A population of $p_0$ hyenas has run out of food in their ecosystem, and so sadly they have resorted to eating each other.
Hyenas need to consume one meal a day, and so exactly once per day, any given hyena will kill another hyena. The time at which this happens is random, meaning each hyena's mealtime is uniformly distributed throughout a set of $24$ hours.
Assuming that the last hyena will get hungry and die trying to eat himself, after how long will the population of hyenas become extinct?
I'm can think of two different ways to answer this (neither of which I know how to solve). The first is simpler and less accurate (and will therefore merit less glory).
Answer 1
We can discretize time into seconds, and so the population $p(t)$ hyenas after $t$ seconds can be written as: $$p(t) = p(t-1) - \frac{p(t-1)}{86400}.$$ (Why? At any given second--there are $60*60*24 = 86400$ seconds in a day--each hyena has a $1$ in $86400$ chance of eating another hyena.)

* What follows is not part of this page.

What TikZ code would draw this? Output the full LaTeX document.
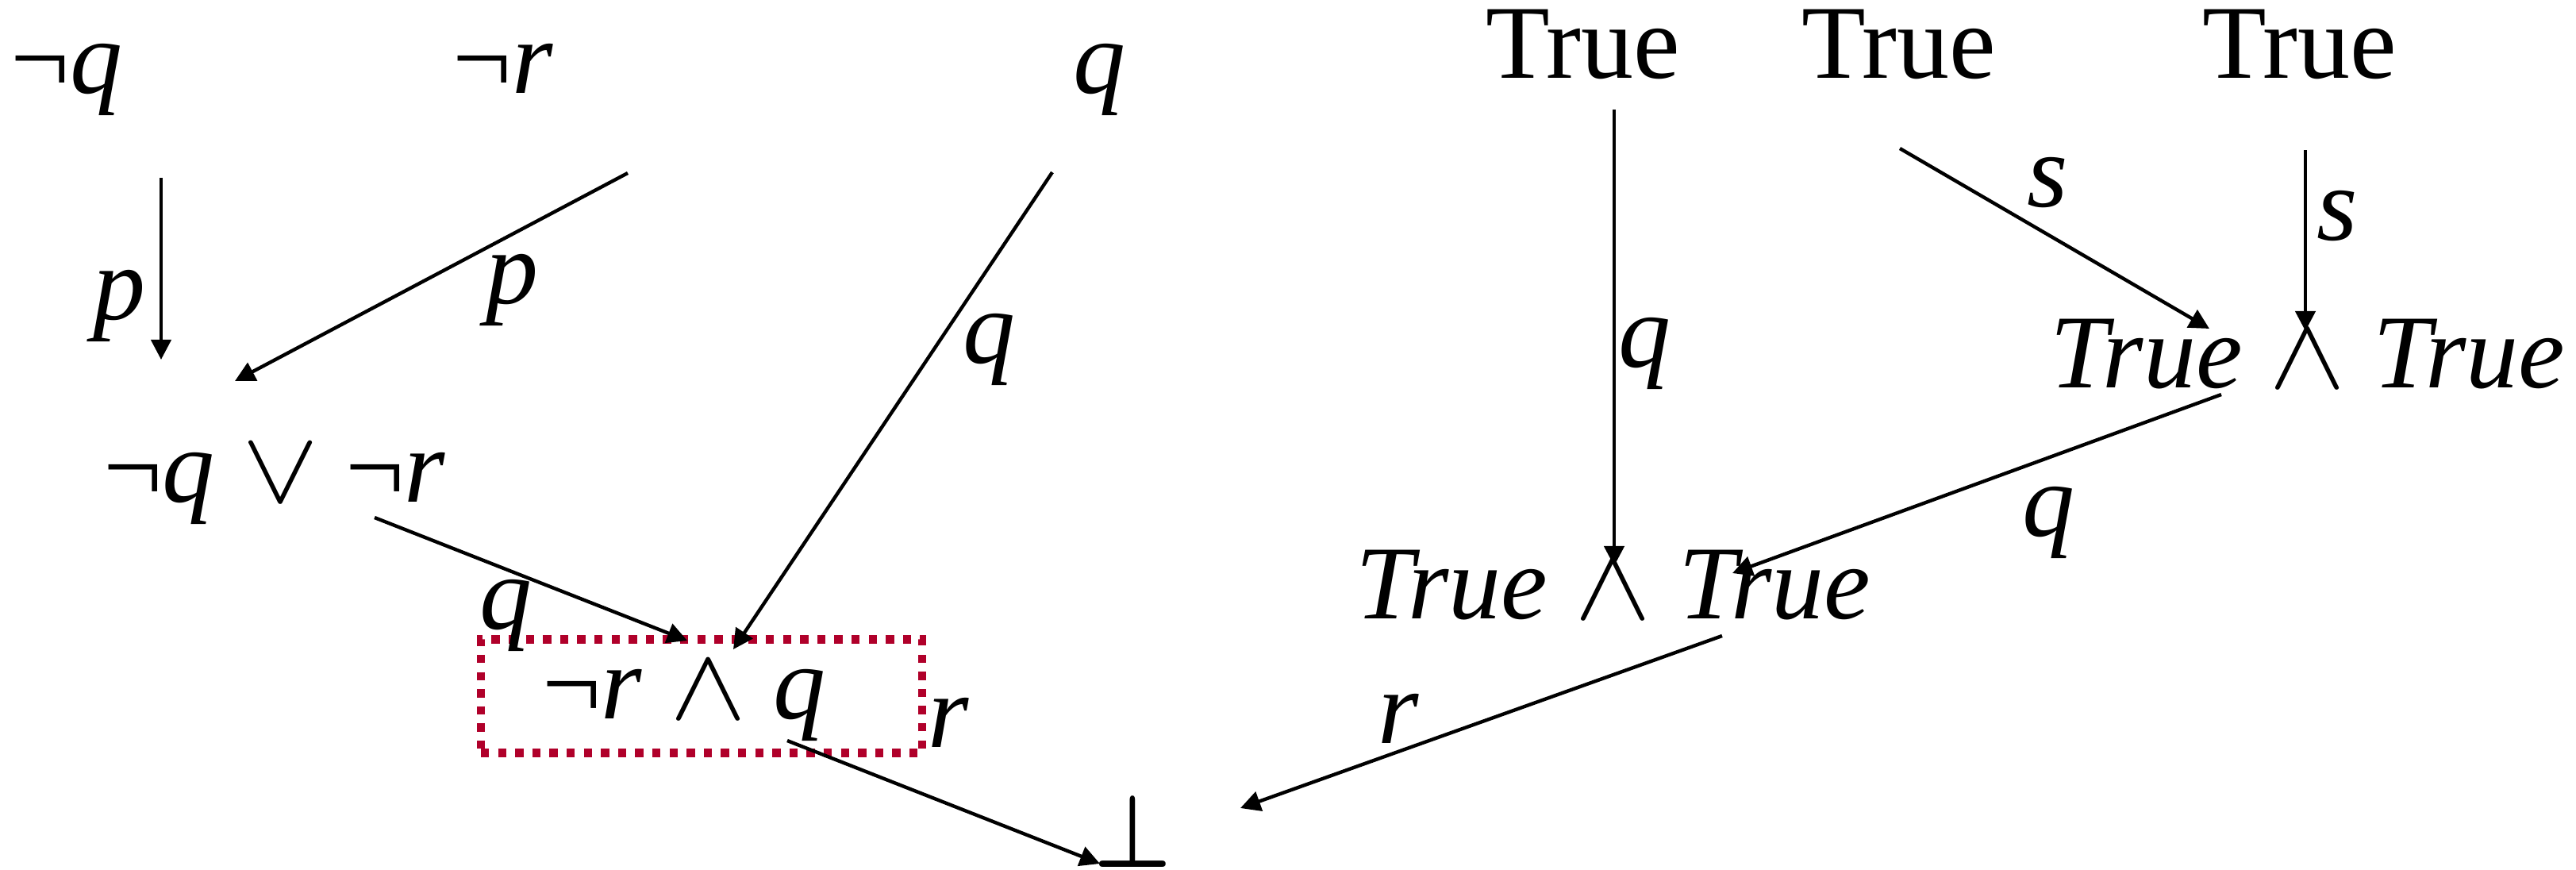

Clearly this is sloppy, since it is not guaranteed that such a number of hyenas will die every second. Also, when one hyena remains, it gets messy (although you could say it will take him a full day to die). I think this is actually modelling the expected value of $p(t)$, but I'm not sure.
But still, I'd like to see how we can get a clean formula for $p(t)$ from this recursion, and see when it becomes $0$.
Answer 2
We think of time as continuous, and the cannibalism of the hyenas as a (Poison?) process, in which each event--the death of a hyena--occurs at some rate. The tricky part is that this rate is dependent on the current population of the hyenas...
I assume the solution will be given by $E[t | p(t) = 0]$.
I've been thinking about this for a while, and am genuinely curious to see what you think!